I know Core2Duo is a laptop part. ^_^
It'd be interesting to see someone run it on a Quad-core 3.0GHz.

Too bad PS3 Linux is no longer available, otherwise, we can port the source to run on the PS3 to try it out.
 
MLAA on GPU... oh my! ;)
Nice to see someone's got around to trying it! Performance on the 8600GT shows that Cell was a very nice fit for this method given the age of the tech, as no GPU of the period or for some time after would have been able to add MLAA in a game. The 295GTX works out a fair bit faster per transistor per cycle, versus the 4ms figure for GOW3 across 5 SPEs (105 million transistors). That said, there's a qualitative difference. The bunny shot shows a marked transition from white pixel to the first interpolated value, much coarser than the ideal, and the MLAA examples, very noticeable close-up on the telegraph pole, are also coarse. Recalling Santa Monica said their initial efforts were similar to 2xMSAA, I guess we're seeing early results here, and it'll be interesting how things get refined and where the limits lie.
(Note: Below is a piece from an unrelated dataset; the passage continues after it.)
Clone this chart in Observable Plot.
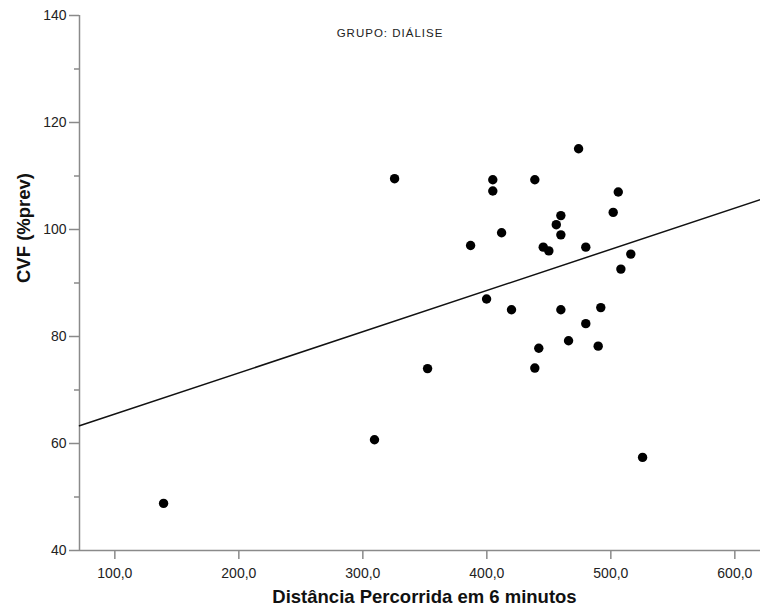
<!DOCTYPE html>
<html>
<head>
<meta charset="utf-8">
<script src="https://cdn.jsdelivr.net/npm/d3@7"></script>
<script src="https://cdn.jsdelivr.net/npm/@observablehq/plot@0.6"></script>
<style>
  html, body { margin: 0; padding: 0; background: #fff; }
  #chart { width: 760px; height: 615px; }
  svg { font-family: "Liberation Sans", Arial, sans-serif; }
</style>
</head>
<body>
<div id="chart"></div>
<script>
// Data
const distancia = [139.3, 309.4, 325.6, 352.2, 404.8, 404.8, 438.7, 474.0, 506.0, 501.9,
                   459.7, 456.0, 459.7, 411.9, 386.9, 445.5, 450.0, 479.8, 516.1, 508.1,
                   399.8, 419.9, 459.7, 491.9, 479.8, 465.9, 441.9, 489.8, 438.7, 525.6];
const cvf = [48.8, 60.7, 109.5, 74.0, 109.3, 107.2, 109.3, 115.1, 107.0, 103.2,
             102.6, 100.9, 99.0, 99.4, 97.0, 96.7, 96.0, 96.7, 95.4, 92.6,
             87.0, 85.0, 85.0, 85.4, 82.4, 79.2, 77.8, 78.2, 74.1, 57.4];
const fitIntercept = [57.8];
const fitSlope = [0.077];
const xTicks = [100, 200, 300, 400, 500, 600];
const yTicks = [40, 60, 80, 100, 120, 140];
const yMinorTicks = [50, 70, 90, 110, 130];
const xDomain = [71.5, 620.7];
const yDomain = [40, 140];
const titleText = ["GRUPO: DIÁLISE"];
const xLabel = ["Distância Percorrida em 6 minutos"];
const yLabel = ["CVF (%prev)"];

const points = distancia.map((d, i) => ({x: d, y: cvf[i]}));
const fitLine = xDomain.map(x => ({x, y: fitIntercept[0] + fitSlope[0] * x}));
const fmtX = d => d3.format(".1f")(d).replace(".", ",");

const axisColor = "#8a8a8a";
const labelColor = "#222";

const chart = Plot.plot({
  width: 760,
  height: 615,
  marginLeft: 79,
  marginRight: 0,
  marginTop: 15,
  marginBottom: 65,
  style: {fontFamily: "Liberation Sans, Arial, sans-serif", background: "#fff"},
  x: {domain: xDomain, axis: null},
  y: {domain: yDomain, axis: null},
  marks: [
    // tick marks
    Plot.axisY(yTicks, {tickSize: 10, text: null, label: null, stroke: axisColor, strokeWidth: 1.5}),
    Plot.axisY(yMinorTicks, {tickSize: 5, text: null, label: null, stroke: axisColor, strokeWidth: 1.5}),
    Plot.axisX(xTicks, {tickSize: 9, text: null, label: null, stroke: axisColor, strokeWidth: 1.5}),
    // tick labels
    Plot.axisY(yTicks, {tickSize: 0, tickPadding: 13, fontSize: 14, fill: labelColor, label: null}),
    Plot.axisX(xTicks, {tickSize: 0, tickPadding: 18, fontSize: 14, fill: labelColor, label: null, tickFormat: fmtX}),
    // axis lines
    Plot.ruleX([xDomain[0]], {stroke: axisColor, strokeWidth: 1.5}),
    Plot.ruleY([yDomain[0]], {stroke: axisColor, strokeWidth: 1.5}),
    // fit line
    Plot.line(fitLine, {x: "x", y: "y", stroke: "#111", strokeWidth: 1.5}),
    // points
    Plot.dot(points, {x: "x", y: "y", r: 4.7, fill: "#000", stroke: "none"}),
    // title
    Plot.text(titleText, {frameAnchor: "top", dx: -30, dy: 13, fontSize: 11.5, fill: "#222", text: d => d}),
    // axis titles
    Plot.text(xLabel, {frameAnchor: "bottom", dx: 4.5, dy: 52, fontSize: 18.5, fontWeight: "bold", fill: "#111", text: d => d}),
    Plot.text(yLabel, {frameAnchor: "left", dx: -55, rotate: -90, fontSize: 18.5, fontWeight: "bold", fill: "#111", text: d => d})
  ]
});

d3.select(chart).selectAll("text")
  .filter(function() { return this.textContent === titleText[0]; })
  .attr("letter-spacing", "1px");

document.getElementById("chart").appendChild(chart);
</script>
</body>
</html>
Importantly, not all MLAA is created equal, which is where we have to be cautious. A game claiming MLAA may not instantly have GOW3 level IQ, unlike one game offering 4xMSAA will have equal footing with another game with 4xMSAA. MLAA is something of an umbrella term for a class of post-process algorithm.
 
Interesting stuff. Judging by the description, they may do something like the black&white version of MLAA, i.e. skipping the whole linear equation part.
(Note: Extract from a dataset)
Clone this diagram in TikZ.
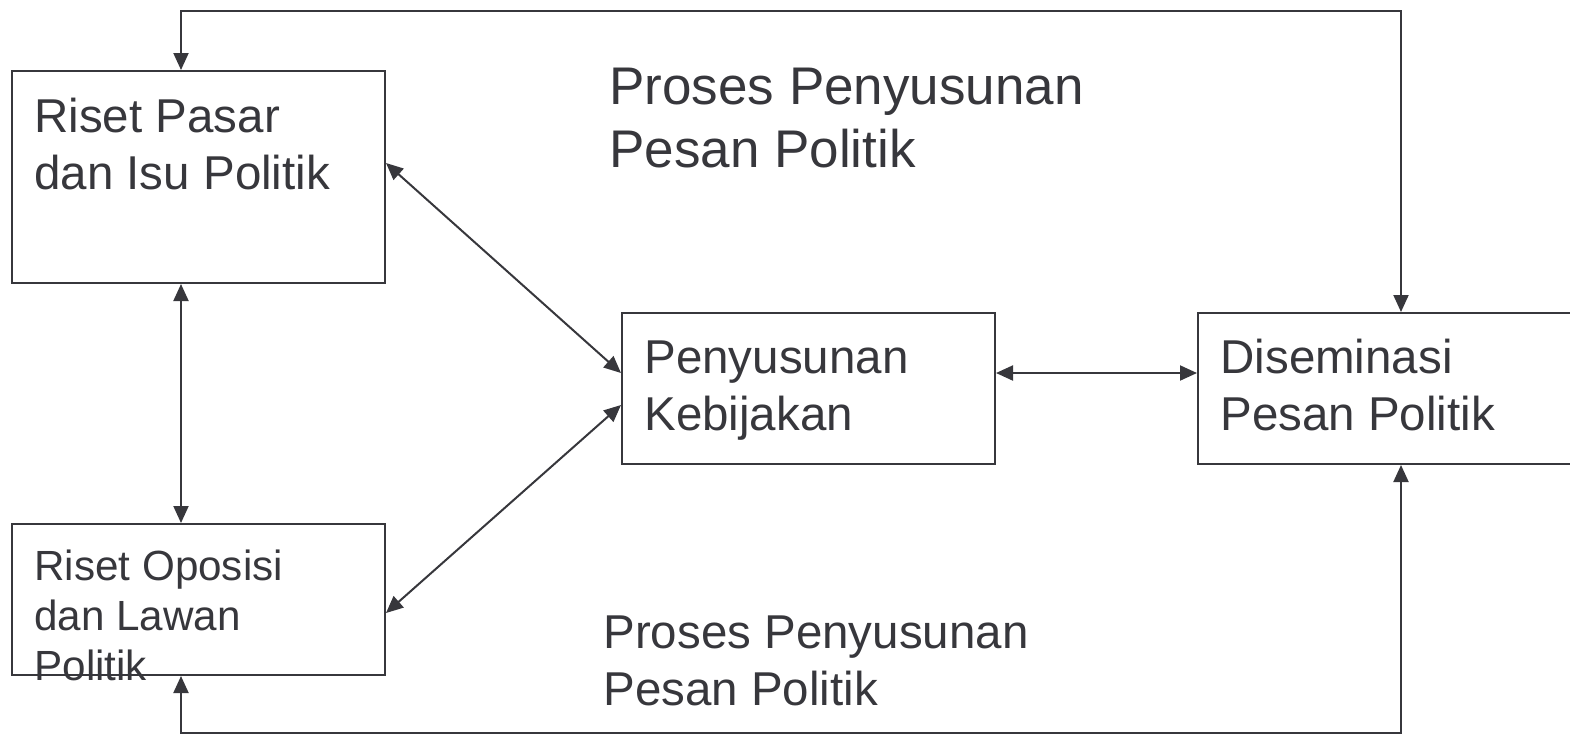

Their performance numbers are curious, however. The algorithm should scale worse than linear, because it has some O(n*log(sqrt(n)) components and a whole lot of O(n) components. Still their 295GTX version only takes 11% longer for 1.5x the pixels. So they are either massively bound by some large resolution-independent term, or their measurement failed. The 8600GT numbers scale much more reasonably and perfectly in line with their CPU implementation, which seems to rule out the resolution-independent term. So if someone with a 285/295 could verify the numbers and the methodology used to measure them, that would be interesting.

Shifty, I've run Alex Reshetov's MLAA code over their HL2 test image and I see a lot less noise with his code. That may just be the edge detection, though.